Friday, July 1, 2011

My Position on Patriotic Celebrations in Worship Services

Much of this conversation has previously been posted on this blog, but I have reworked my points and expanded the discussion a little bit.

These Are Reasons Why I Don't Do Patriotic Celebrations in Church

1. When our services focus on country and patriotism, there are conflicting messages sent as to what being a Christ-follower is all about.  It can easily sound like being a good U.S. citizen is the first step on the road to living the gospel.  In reality, we are called to take up our cross and follow Christ.  Our primary allegiance is to Christ’s Kingdom.

2. Most patriotic songs and hymns, even if they mention God, say little if anything that distinguishes Him as the Christian God, and instead focus on a perceived inherent goodness in this country (for instance, “America the Beautiful”).  Others contain theology that many find problematic (“Battle Hymn of the Republic”).

3. It may not be an issue for all congregations, but many churches are attended by internationals.  For their sake, it is important to make sure they see an accurate representation of the gospel.  Furthermore, we want them to understand that we are all, regardless of earthly citizenship, one in Christ.

Adding to that point, when we refer to the United States of America as “America,” we are excluding Canadians and Mexicans and Cubans and a host of other individuals who are Americans but are not native to the U.S.A.

4.  There are, sadly, instances in our history where we have not been the “land of the free” to all people.  Even if we don’t agree with them, there are many cultures who find themselves still disenfranchised or affected by decisions our culture has made.  For those people, the U.S.A. is not such a beautiful place with a strong sense of Christian heritage.  The gospel demands that we be sensitive to these cultures.

We also must be careful that we’re not advocating a sort of modern-day manifest destiny, where we operate under the assumption that everything we can do and take whatever we want, simply because God is on our side.   

5. Patriotic celebrations draw us in with sentimentality and warm feelings and direct our focus off of Almighty God.  When our focus is shifted off Christ, our worship ceases to be Christian worship.  It becomes something else entirely.  We are all deeply committed to idols.  Because we are still deeply affected by sin, our hearts still lead us to bow down to God-substitutes.   

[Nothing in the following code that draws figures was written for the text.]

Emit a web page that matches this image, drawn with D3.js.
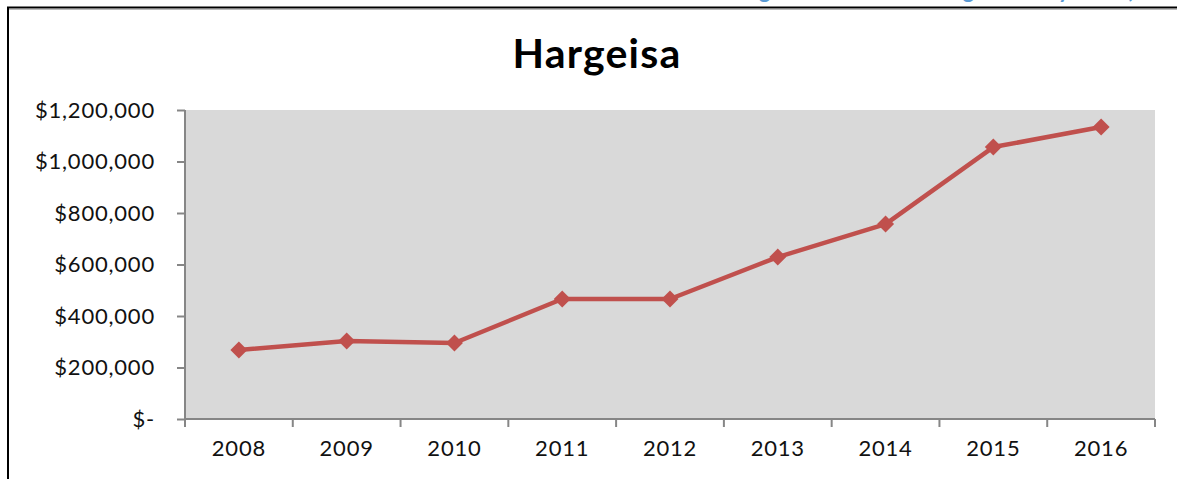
<!DOCTYPE html>
<html><head><meta charset="utf-8">
<script src="https://cdn.jsdelivr.net/npm/d3@7"></script>
<style>body{margin:0;background:#fff;} svg{display:block;}</style>
</head><body>
<script>
const years = ["2008","2009","2010","2011","2012","2013","2014","2015","2016"];
const values = [268000, 303000, 295000, 466000, 466000, 629000, 757000, 1056000, 1134000];
const yTicks = [0, 200000, 400000, 600000, 800000, 1000000, 1200000];
const title = "Hargeisa";
const sourceNote = "Source: Accounting Information Management System (AIMS)";

(function(){
const W = 1177, H = 479;
const svg = d3.select("body").append("svg").attr("width", W).attr("height", H);
const font = "Lato, 'Open Sans', sans-serif";

// source note (cut off by the page top, as in the original)
svg.append("text").attr("x", 572).attr("y", -2).attr("text-anchor", "start")
  .attr("font-family", font).attr("font-weight", "bold").attr("font-size", 22)
  .attr("letter-spacing", 0.6).attr("fill", "#5b9bd5").text(sourceNote);

// outer frame
svg.append("rect").attr("x", 8).attr("y", 7.5).attr("width", W + 20).attr("height", H + 20)
  .attr("fill", "none").attr("stroke", "#000").attr("stroke-width", 2);
svg.append("line").attr("x1", 9).attr("x2", W).attr("y1", 9.5).attr("y2", 9.5).attr("stroke", "#bbb").attr("stroke-width", 1);

const pL = 185, pR = 1155, pT = 110, pB = 419;
const x = d3.scaleBand().domain(years).range([pL, pR]);
const y = d3.scaleLinear().domain([0, 1200000]).range([pB, pT]);

svg.append("rect").attr("x", pL).attr("y", pT).attr("width", pR - pL).attr("height", pB - pT).attr("fill", "#d9d9d9");

svg.append("text").attr("x", 597).attr("y", 68).attr("text-anchor", "middle")
  .attr("font-family", font).attr("font-weight", "bold").attr("font-size", 41)
  .attr("letter-spacing", 1.2).attr("fill", "#000").text(title);

const fmt = v => v === 0 ? "$-" : "$" + d3.format(",")(v);
const ya = svg.append("g").attr("transform", `translate(${pL},0)`)
  .call(d3.axisLeft(y).tickValues(yTicks).tickFormat(fmt).tickSize(8).tickPadding(22));
ya.select(".domain").attr("stroke", "#868686").attr("stroke-width", 2).attr("d", `M0,${pT}V${pB}`);
ya.selectAll(".tick line").attr("stroke", "#868686").attr("stroke-width", 2);
ya.selectAll(".tick text").attr("font-family", font).attr("font-size", 22)
  .attr("letter-spacing", 0.8).attr("fill", "#111");

const xa = svg.append("g").attr("transform", `translate(0,${pB})`)
  .call(d3.axisBottom(x).tickSize(0).tickPadding(21));
xa.select(".domain").attr("stroke", "#868686").attr("stroke-width", 2).attr("d", `M${pL},0H${pR}`);
xa.selectAll(".tick text").attr("font-family", font).attr("font-size", 22)
  .attr("letter-spacing", 0.8).attr("fill", "#111");
const bounds = years.map(d => x(d)).concat([pR]);
xa.selectAll(".bt").data(bounds).enter().append("line").attr("class", "bt")
  .attr("x1", d => d).attr("x2", d => d).attr("y1", 0).attr("y2", 8)
  .attr("stroke", "#868686").attr("stroke-width", 2);

const cx = d => x(d) + x.bandwidth() / 2;
const line = d3.line().x((d, i) => cx(years[i])).y(d => y(d));
svg.append("path").datum(values).attr("d", line).attr("fill", "none")
  .attr("stroke", "#c0504d").attr("stroke-width", 4.5).attr("stroke-linejoin", "round");
const r = 8.5;
svg.selectAll(".mk").data(values).enter().append("path").attr("class", "mk")
  .attr("transform", (d, i) => `translate(${cx(years[i])},${y(d)})`)
  .attr("d", `M0,${-r}L${r},0L0,${r}L${-r},0Z`).attr("fill", "#c0504d");
})();
</script>
</body></html>
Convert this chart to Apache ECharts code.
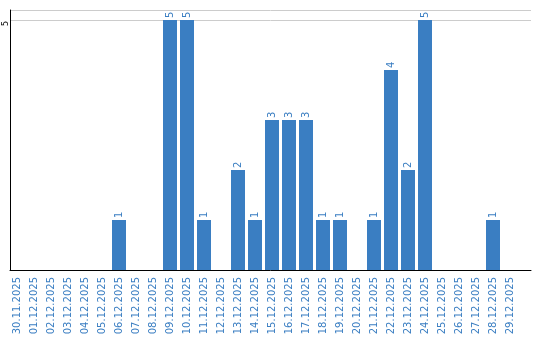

Many of these idols are actually good, acceptable objects or endeavors.  Family, children, career, food, sex, homeland; all of these things are good, but if not kept in their proper place, they can very easily become idols; God substitutes that ultimately leave us empty and broken.  And they compromise the very purpose of our worship gatherings if given the chance. 

These are the reasons I do not believe it is appropriate for times of gathered worship to become patriotic in nature.  While many agree with me, there are other very devoted believers who do not, and I do not for a minute condemn them for their position.  My hope is that they do not condemn me for mine, either, and my prayer is that this would not be a divisive issue for any, but that we would graciously allow ourselves to follow our conscience on this matter, knowing that we are all still one in Christ.